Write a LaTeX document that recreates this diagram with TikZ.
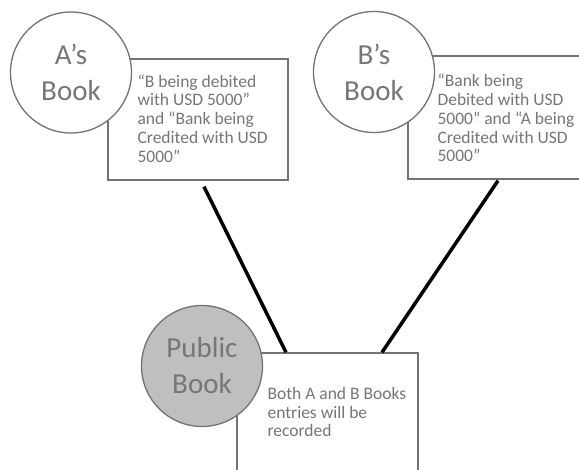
\documentclass[tikz,border=0pt]{standalone}
\usepackage{fontspec}
\setmainfont{Carlito}
\usetikzlibrary{positioning}

\definecolor{grisTexte}{RGB}{118,118,118}
\definecolor{grisBord}{RGB}{115,115,115}
\definecolor{grisFond}{RGB}{191,191,191}

\begin{document}
\begin{tikzpicture}[x=1pt,y=-1pt,
  livre/.style={circle,draw=grisBord,line width=1.3pt,fill=white,minimum size=121pt,
    inner sep=0pt,text=grisTexte,font=\fontsize{29}{36}\selectfont,align=center},
  boite/.style={rectangle,draw=grisBord,line width=1.3pt,fill=white,inner sep=0pt},
  texte/.style={anchor=north west,inner sep=0pt,text=grisTexte,
    font=\fontsize{17.5}{18.8}\selectfont,align=left},
  lien/.style={line width=3.5pt}]

% Cadre
\clip (0,0) rectangle (579,470);

% Boites
\node[boite,minimum width=180pt,minimum height=121pt] (boiteA) at (198,119.5) {};
\node[boite,minimum width=192pt,minimum height=123pt] (boiteB) at (504,117.5) {};
\node[boite,minimum width=181pt,minimum height=127pt] (boitePub) at (327.5,416.5) {};

% Cercles
\node[livre] (livreA) at (71,72.5) {A’s\\Book};
\node[livre] (livreB) at (374,72) {B’s\\Book};
\node[livre,fill=grisFond] (livrePub) at (202,366) {Public\\Book};

% Textes
\node[texte] (texteA) at ([xshift=30pt,yshift=-16pt]boiteA.north west)
  {“B being debited\\with USD 5000”\\and “Bank being\\Credited with USD\\5000”};
\node[texte] (texteB) at ([xshift=30pt,yshift=-18.5pt]boiteB.north west)
  {“Bank being\\Debited with USD\\5000” and “A being\\Credited with USD\\5000”};
\node[texte] (textePub) at ([xshift=31pt,yshift=-34.5pt]boitePub.north west)
  {Both A and B Books\\entries will be\\recorded};

% Liens
\draw[lien] ([xshift=6pt,yshift=-6pt]boiteA.south) -- ([xshift=-41.5pt]boitePub.north);
\draw[lien] ([xshift=-6pt,yshift=-1pt]boiteB.south) -- ([xshift=54.5pt]boitePub.north);
\end{tikzpicture}
\end{document}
+++
Without the pictures, please reproduce each line of the listing above exactly, from the first one through the line bearing "width=181pt,minimum height=127pt] (boitePub)".

Write a LaTeX document that recreates this diagram with TikZ.
\documentclass[tikz,border=0pt]{standalone}
\usepackage{fontspec}
\setmainfont{Carlito}
\usetikzlibrary{positioning}

\definecolor{grisTexte}{RGB}{118,118,118}
\definecolor{grisBord}{RGB}{115,115,115}
\definecolor{grisFond}{RGB}{191,191,191}

\begin{document}
\begin{tikzpicture}[x=1pt,y=-1pt,
  livre/.style={circle,draw=grisBord,line width=1.3pt,fill=white,minimum size=121pt,
    inner sep=0pt,text=grisTexte,font=\fontsize{29}{36}\selectfont,align=center},
  boite/.style={rectangle,draw=grisBord,line width=1.3pt,fill=white,inner sep=0pt},
  texte/.style={anchor=north west,inner sep=0pt,text=grisTexte,
    font=\fontsize{17.5}{18.8}\selectfont,align=left},
  lien/.style={line width=3.5pt}]

% Cadre
\clip (0,0) rectangle (579,470);

% Boites
\node[boite,minimum width=180pt,minimum height=121pt] (boiteA) at (198,119.5) {};
\node[boite,minimum width=192pt,minimum height=123pt] (boiteB) at (504,117.5) {};
\node[boite,minimum width=181pt,minimum height=127pt] (boitePub) at (327.5,416.5) {};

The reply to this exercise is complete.